3. If you need to close a specific page, you should specify its URL without the host. For example, to close the https://yoursite.com/blog/website.html page, you should write the following in your file:

User-agent: *
Disallow: /blog/website.html

Allow

This indicates the page and directory of the root domain that can be scanned by the specified User-agent and is considered to be an optional directive. If no restriction is specified, then by default, bots can scan the site unhindered. Thus the following is entirely optional:

User-agent: *
Allow: /

However, you will need to use this directive to override the restriction of the Disallow directive. Basically, it can be used to allow the scanning of a part of a restricted section or site. For example, if you want to restrict access to all the pages in the /blog/ directory except for https://yoursite.com/blog/website.html, you will need to specify the following:

User-agent: *
Disallow: /blog/
Allow: /blog/website.html/

Sitemap

This optional directive serves to specify the location of the site’s Sitemap.xml file. If your site has multiple Sitemaps, you can specify them all.

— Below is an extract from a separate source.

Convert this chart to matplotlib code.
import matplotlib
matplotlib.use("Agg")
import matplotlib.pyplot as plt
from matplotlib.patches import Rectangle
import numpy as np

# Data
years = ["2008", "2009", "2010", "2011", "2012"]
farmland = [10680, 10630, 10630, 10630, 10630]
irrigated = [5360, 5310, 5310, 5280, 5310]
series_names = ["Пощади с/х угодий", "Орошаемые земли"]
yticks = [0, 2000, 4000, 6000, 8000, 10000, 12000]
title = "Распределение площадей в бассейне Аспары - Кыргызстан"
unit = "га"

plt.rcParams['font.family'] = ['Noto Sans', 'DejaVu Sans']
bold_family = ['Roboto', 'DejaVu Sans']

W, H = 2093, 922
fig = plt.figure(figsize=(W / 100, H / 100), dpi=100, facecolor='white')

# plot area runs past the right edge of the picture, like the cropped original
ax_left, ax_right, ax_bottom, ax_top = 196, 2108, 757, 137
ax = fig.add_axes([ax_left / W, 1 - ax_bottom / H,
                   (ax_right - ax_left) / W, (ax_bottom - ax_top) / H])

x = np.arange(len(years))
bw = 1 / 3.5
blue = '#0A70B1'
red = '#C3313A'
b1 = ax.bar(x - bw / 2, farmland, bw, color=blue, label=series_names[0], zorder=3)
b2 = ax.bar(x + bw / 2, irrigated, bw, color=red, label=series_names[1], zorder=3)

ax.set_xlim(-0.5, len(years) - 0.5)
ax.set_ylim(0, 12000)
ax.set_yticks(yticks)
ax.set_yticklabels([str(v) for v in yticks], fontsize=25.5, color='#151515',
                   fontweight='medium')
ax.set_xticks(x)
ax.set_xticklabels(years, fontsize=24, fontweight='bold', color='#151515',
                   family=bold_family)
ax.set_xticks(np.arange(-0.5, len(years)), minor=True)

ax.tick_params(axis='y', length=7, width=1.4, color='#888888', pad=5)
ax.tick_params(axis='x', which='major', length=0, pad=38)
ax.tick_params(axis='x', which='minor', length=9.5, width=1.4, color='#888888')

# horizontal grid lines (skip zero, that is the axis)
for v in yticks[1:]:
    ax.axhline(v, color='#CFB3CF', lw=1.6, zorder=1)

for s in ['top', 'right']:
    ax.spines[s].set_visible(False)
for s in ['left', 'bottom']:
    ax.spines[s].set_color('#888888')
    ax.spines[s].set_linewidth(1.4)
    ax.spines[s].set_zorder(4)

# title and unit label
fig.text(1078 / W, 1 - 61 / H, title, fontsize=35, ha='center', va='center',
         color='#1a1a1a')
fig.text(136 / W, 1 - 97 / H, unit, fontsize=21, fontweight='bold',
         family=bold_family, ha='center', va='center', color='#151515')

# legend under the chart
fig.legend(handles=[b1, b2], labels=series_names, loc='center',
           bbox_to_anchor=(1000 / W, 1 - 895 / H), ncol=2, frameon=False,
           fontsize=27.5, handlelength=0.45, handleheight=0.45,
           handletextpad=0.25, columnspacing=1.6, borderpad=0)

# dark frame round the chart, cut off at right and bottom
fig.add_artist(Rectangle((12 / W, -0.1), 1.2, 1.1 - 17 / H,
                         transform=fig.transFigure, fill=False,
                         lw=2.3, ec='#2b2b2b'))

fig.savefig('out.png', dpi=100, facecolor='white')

Make sure to indicate the complete URL of the Sitemap.xml file. The directive can be placed anywhere in the file, but often it is done at the very end. The robots.txt file with links to several Sitemap.xml would look like this:

User-agent: *
Sitemap: https://yoursite.com.com/sitemap1.xml
Sitemap: https://yoursite.com.com/sitemap2.xml

Special characters $, *, /, #

1. The asterisk character (*) stands for any sequence of characters. In the example below, using an asterisk will deny access to all URLs containing the word website:

User-agent: *
Disallow: /*website

This special character is added at the end of each line by default. So the two examples below would essentially mean the same thing:

User-agent: *
Disallow: /website*

User-agent: *
Disallow: /website

2. To override the asterisk (*), you must include the dollar sign ($) character at the end of the rule.

For example, to disallow access to /website but allow it to /website.html, you can write:

User-agent: *
Disallow: /website$

3. Slash is a basic character usually found in every Allow and Disallow directive. With it, you can deny access to the /blog/ folder and its contents or all pages that begin with /blog.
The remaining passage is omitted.